This past weekend marked a milestone for esports with Valve’s record-breaking International 3 taking stage at the Seattle Benaroya Hall. TI3 not only shattered viewership records set by previous International tournaments, but also set a new bar for cash prizes in esports, offering up over $2.8 million USD to the best players in the world.

Broadcasters from all around the globe took to their streams, featuring live commentary in English, Chinese, Russian, Korean, German and Portugues.  The Swedish station TV6 Sverige also aired the finals live, making the broadcast available to virtually every Swede with a television.

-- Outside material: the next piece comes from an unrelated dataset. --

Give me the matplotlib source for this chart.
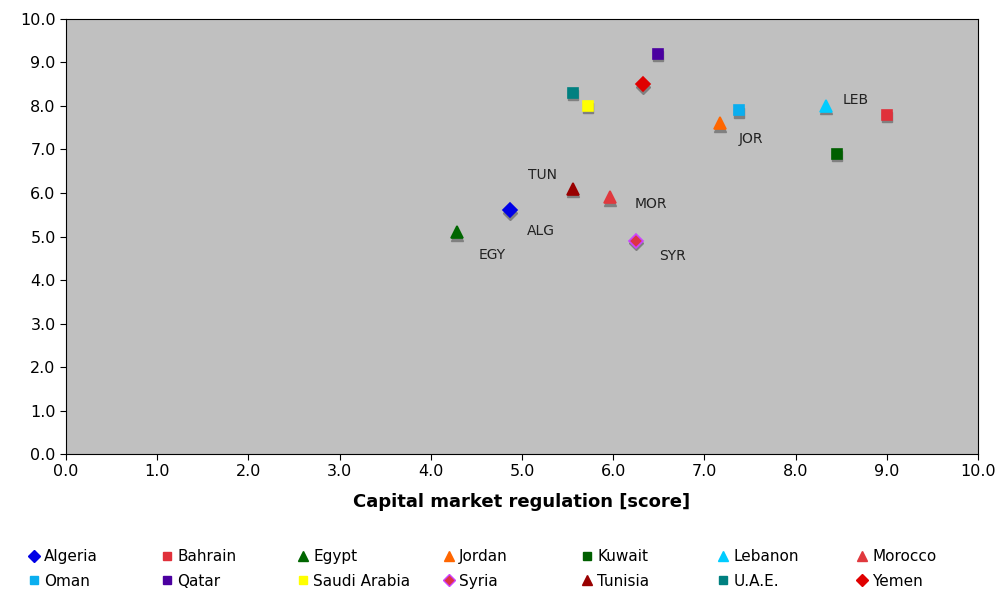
import matplotlib
matplotlib.use('Agg')
import matplotlib.pyplot as plt
import matplotlib.transforms as mtransforms
from matplotlib.lines import Line2D

countries = ['Algeria', 'Bahrain', 'Egypt', 'Jordan', 'Kuwait', 'Lebanon', 'Morocco',
             'Oman', 'Qatar', 'Saudi Arabia', 'Syria', 'Tunisia', 'U.A.E.', 'Yemen']
regulation = [4.87, 9.0, 4.29, 7.17, 8.45, 8.33, 5.96, 7.38, 6.49, 5.72, 6.25, 5.56, 5.56, 6.33]
score = [5.6, 7.8, 5.1, 7.6, 6.9, 8.0, 5.9, 7.9, 9.2, 8.0, 4.9, 6.1, 8.3, 8.5]
short = ['ALG', '', 'EGY', 'JOR', '', 'LEB', 'MOR', '', '', '', 'SYR', 'TUN', '', '']

markers = ['D', 's', '^', '^', 's', '^', '^', 's', 's', 's', 'D', '^', 's', 'D']
faces = ['#0000E6', '#E0303A', '#006600', '#FF6600', '#005F00', '#00CCFF', '#E0393E',
         '#0AAEEF', '#4B00A0', '#FFFF00', '#DD3344', '#990000', '#008080', '#E00000']
edges = list(faces)
edges[10] = '#CC44FF'
sizes = [7, 7, 8.5, 8.5, 7, 8.5, 8.5, 7, 7, 7, 7, 8.5, 7, 7]
# label offsets in pixels from the marker
offsets = {'ALG': (31, -21), 'EGY': (35, -23), 'JOR': (31, -16), 'LEB': (30, 6),
           'MOR': (41, -7), 'SYR': (36, -15), 'TUN': (-31, 14)}

fig = plt.figure(figsize=(10.01, 5.92), dpi=100)
ax = fig.add_axes([0.066, 0.233, 0.911, 0.735])
ax.set_facecolor('#C0C0C0')

shadow = mtransforms.offset_copy(ax.transData, fig=fig, x=0, y=-2.5, units='dots')
handles = []
for i in range(len(countries)):
    ax.plot(regulation[i], score[i], marker=markers[i], ms=sizes[i], color='#808080',
            mec='#808080', ls='none', transform=shadow, zorder=2)
    ax.plot(regulation[i], score[i], marker=markers[i], ms=sizes[i], mfc=faces[i],
            mec=edges[i], mew=1.2, ls='none', zorder=3)
    handles.append(Line2D([], [], marker=markers[i], ms=sizes[i] - 1, mfc=faces[i],
                          mec=edges[i], ls='none'))
    if short[i]:
        dx, dy = offsets[short[i]]
        ax.annotate(short[i], (regulation[i], score[i]), xytext=(dx * 0.72, dy * 0.72),
                    textcoords='offset points', ha='center', va='center', fontsize=10,
                    color='#222222')

ax.set_xlim(0, 10)
ax.set_ylim(0, 10)
ax.set_xticks(range(11))
ax.set_yticks(range(11))
ax.set_xticklabels(['%.1f' % v for v in range(11)], fontsize=11.5)
ax.set_yticklabels(['%.1f' % v for v in range(11)], fontsize=11.5)
ax.tick_params(direction='out', length=4)
ax.set_xlabel('Capital market regulation [score]', fontsize=13, fontweight='bold', labelpad=10)

# legend: 7 evenly spaced columns, two rows each
col_x = [34, 167, 303, 449, 587, 723, 862]
for c in range(7):
    leg = fig.legend([handles[c], handles[c + 7]], [countries[c], countries[c + 7]],
                     loc='center left', bbox_to_anchor=((col_x[c] - 5) / 1001, 1 - 569 / 592),
                     frameon=False, fontsize=11, handlelength=0.6, handletextpad=0.4,
                     labelspacing=0.62, borderpad=0, borderaxespad=0)

plt.savefig('out.png')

The International 3 was executed with near perfection, leaving fans with little to be desired.  We broke it down into 5 key components that made #TI3 stand out from other events:

1. An AMAZING final series

Many fans smiled as their dream of a final series unfolded before their eyes, with Alliance, the only team to not drop a series, facing off against Na’Vi, the only team to reach the finals in all three International tournaments. The series erupted into a five match, best of five series that had the entire crowd on the edge of their seats. Fans have labeled the fifth match of the series as one of the best matches of all time, culminating with the under-farmed Alliance outmaneuvering Na’Vi to split-push barracks and secure a win from against the ropes.

2. Variety of broadcasters & hosts

Seasoned broadcasters of every flavor were there, including: LD, Luminous, Tobiwan, Wagamamma, Sheever, Bdiz, Ayesee, Draskyl, and more. Valve really mixed things up by bringing in one of Seattle’s professional news anchors, Kaci Aithison, to host the event and conduct interviews in between matches. Kaci received a lot of praise on reddit for a job well done hosting the event and her enthusiasm about esports.

3. Live stats during in-game broadcast

Valve really stepped up their game this time around, with live statistics that appeared periodically during the live matches.  They had a full time team of three powered by datDota behind the scenes, who were listening to the live commentary and reporting relevant stats to enhance our viewing experience.

The stats were quick and simple, but they did an effective job of telling the story of the tournament and exemplifying why these matches are the pinnacle of competitive Dota.

4. Post game analysis panel

Every match streamed live from the Seattle Benaroya Hall was followed by analysis from a panel consisting of James “2GD” Harding, Ben “Merlini” Wu, Jacob “Maelk” Toft-Andersen, and Bruno “Bruno” Carlucci, the stat man!  Their mix of competitive experience and unique perspective had a huge impact on the overall production of the show.  Spectators were able to get inside the heads of their favorite players and learn more about the competitive Dota 2 scene.

5. Unique interaction with fans

Valve was able to foot most of the bill that supported the largest esports prize pool in history, but they also did something very uncharacteristic of a large corporation. They opened up the floor for supporters of esports participate in the growth of the prize pool, by offering $10 Interactive Compendiums for purchase with $2.50 of every purchase going directly into the prizepool. Compendiums unlocked new prizes as donation goals were met; they “evolve with the tournament” and provide supporters with an enhanced viewing experience. Fans were able to be apart of Dota 2 history by contributing to the record-breaking $2,874,407 USD tournament prize pool.

In related news, TwitchTV announced on Sunday that they had a recording-breaking day of streaming, with over 4.5 million unique viewers watching more than 550 million minutes of live content.  This was due in large part to the massive viewer turn out for The International 3, but also in part by the World Cyber Games America which also took place this past weekend.